🔥 Visions, and burnout

I tend to think of "visions" as one's life purpose. A vision should be so audacious that you're incredibly unlikely to achieve it.

  • Solving world hunger.
  • Interplanetary travel.
  • Developing a novel cancer immunotherapy.

Or some other tremendously complex problem. Even with the world's talent and funding on your side, you probably won't be able to accomplish this. Even if it were feasible, there wouldn't be enough time.

Zooming in a little: "goals" seem to be a smaller unit of a vision, with the important distinction that they are 1. clearly possible and 2. possible with much less time and resources.

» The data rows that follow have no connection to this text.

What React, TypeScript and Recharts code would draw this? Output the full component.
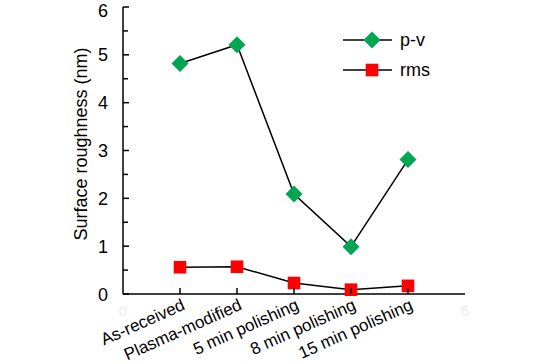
import { LineChart, Line, XAxis, YAxis } from "recharts";

const categories = ["As-received", "Plasma-modified", "5 min polishing", "8 min polishing", "15 min polishing"];
const positions = [1, 2, 3, 4, 5];
const pv = [4.82, 5.21, 2.09, 0.99, 2.81];
const rms = [0.56, 0.57, 0.23, 0.09, 0.17];
const yTicks = [0, 0.5, 1, 1.5, 2, 2.5, 3, 3.5, 4, 4.5, 5, 5.5, 6];
const xTicks = [0, 1, 2, 3, 4, 5, 6];

const data = positions.map((p, i) => ({ pos: p, name: categories[i], pv: pv[i], rms: rms[i] }));

const FONT = "Liberation Sans, Arial, sans-serif";

const Diamond = (props: any) => {
  const { cx, cy } = props;
  if (cx == null || cy == null) return null;
  const r = 8.5;
  return <polygon points={`${cx},${cy - r} ${cx + r},${cy} ${cx},${cy + r} ${cx - r},${cy}`} fill="#00a651" />;
};

const Square = (props: any) => {
  const { cx, cy } = props;
  if (cx == null || cy == null) return null;
  const s = 6.3;
  return <rect x={cx - s} y={cy - s} width={s * 2} height={s * 2} fill="#ff0000" />;
};

const YTick = (props: any) => {
  const { x, y, payload } = props;
  const v = payload.value;
  const major = Number.isInteger(v);
  // keep the top label inside the picture
  const ty = Math.max(y + 6.5, 17);
  return (
    <g>
      <line x1={x} x2={x + (major ? 6 : 5)} y1={y} y2={y} stroke="#000" strokeWidth={1.5} />
      {major && (
        <text x={x - 15} y={ty} textAnchor="end" fontSize={18} fontFamily={FONT} fill="#000">
          {v}
        </text>
      )}
    </g>
  );
};

const XTick = (props: any) => {
  const { x, y, payload } = props;
  const v = payload.value;
  const idx = positions.indexOf(v);
  if (idx < 0) {
    return (
      <text x={x} y={y + 22} textAnchor="middle" fontSize={15} fontFamily={FONT} fill="#ececec">
        {v}
      </text>
    );
  }
  return (
    <g>
      <line x1={x} x2={x} y1={y} y2={y - 6} stroke="#000" strokeWidth={1.5} />
      <text
        x={x + 6}
        y={y + 15}
        textAnchor="end"
        fontSize={17}
        fontFamily={FONT}
        fill="#000"
        transform={`rotate(-24, ${x + 6}, ${y + 15})`}
      >
        {categories[idx]}
      </text>
    </g>
  );
};

const LegendBox = () => (
  <svg width={120} height={60} style={{ position: "absolute", left: 340, top: 26 }}>
    <line x1={3} x2={52} y1={14} y2={14} stroke="#000" strokeWidth={1.5} />
    <polygon points="32,5.5 40.5,14 32,22.5 23.5,14" fill="#00a651" />
    <text x={60} y={20} fontSize={18} fontFamily={FONT} fill="#000">p-v</text>
    <line x1={3} x2={52} y1={44} y2={44} stroke="#000" strokeWidth={1.5} />
    <rect x={25.7} y={37.7} width={12.6} height={12.6} fill="#ff0000" />
    <text x={60} y={50} fontSize={18} fontFamily={FONT} fill="#000">rms</text>
  </svg>
);

export default function App() {
  return (
    <div style={{ position: "absolute", left: 0, top: 0, width: 542, height: 364, background: "#fff" }}>
      <LineChart width={542} height={364} data={data} margin={{ top: 7, right: 77, bottom: 0, left: 63 }}>
        <XAxis
          dataKey="pos"
          type="number"
          domain={[0, 6]}
          ticks={xTicks}
          interval={0}
          tick={<XTick />}
          tickLine={false}
          tickSize={0}
          tickMargin={0}
          height={70}
          axisLine={{ stroke: "#000", strokeWidth: 1.5 }}
        />
        <YAxis
          type="number"
          domain={[0, 6]}
          ticks={yTicks}
          interval={0}
          tick={<YTick />}
          tickLine={false}
          tickSize={0}
          tickMargin={0}
          width={60}
          axisLine={{ stroke: "#000", strokeWidth: 1.5 }}
          label={{
            content: () => (
              <text
                x={87}
                y={144}
                textAnchor="middle"
                fontSize={18}
                fontFamily={FONT}
                fill="#000"
                transform="rotate(-90, 87, 144)"
              >
                Surface roughness (nm)
              </text>
            ),
          }}
        />
        <Line dataKey="pv" stroke="#000" strokeWidth={1.5} dot={<Diamond />} activeDot={false} isAnimationActive={false} />
        <Line dataKey="rms" stroke="#000" strokeWidth={1.5} dot={<Square />} activeDot={false} isAnimationActive={false} />
      </LineChart>
      <LegendBox />
    </div>
  );
}
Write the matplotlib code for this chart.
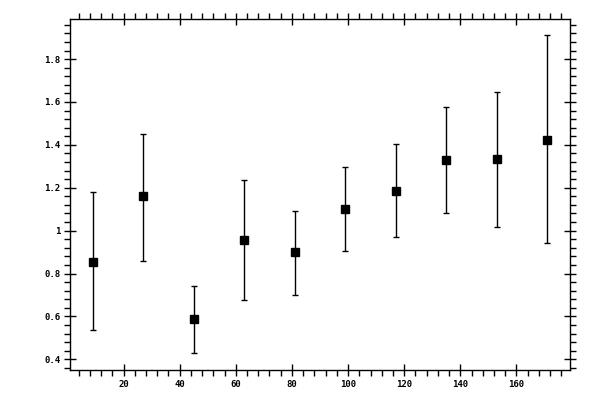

  • Learning how to play guitar.
  • Running a 5k.
  • Getting a degree.

These things are not only possible, they have likely been achieved by others already. Maybe thousands of times.

This is why orienting one's life (or company) around a vision, not a goal, becomes advantageous. I've found that having a goal be the root of all motivations and initiatives is much less motivating, even if the goal itself might take a lot of effort and time to make a reality (relatively little time compared to a vision). In my experience, trying to achieve goals is more likely to lead to a lack of motivation or burnout. I think this is for many reasons, but the primary one is living my life like a checklist isn't that fulfilling. "Seeing what happens," given a set of circumstances, and letting that play out, I find more rewarding. It's not what I achieve in my life that I think motivates me, but how the things I did do happened at all.

Aligning a purpose with something so outlandish it seems impossible gives you some freedom to not actually "achieve" anything. Counter-intuitively, I've found that a byproduct of this is a natural tailwind that makes achieving goals easier. Thinking bigger and spending time in the clouds makes things on the ground rise to the occasion.

When your life is a series of goals, the rational part of your mind has an easier time procrastinating, and you have an easier, unconscious time associating those goals with other things you've done. It can be more easily manipulated, changed, put off, or cut entirely. Quit on.

When your life has a vision, you are not afforded such luxuries. You might find your goals happen anyway. Or, better yet, the right goals for you.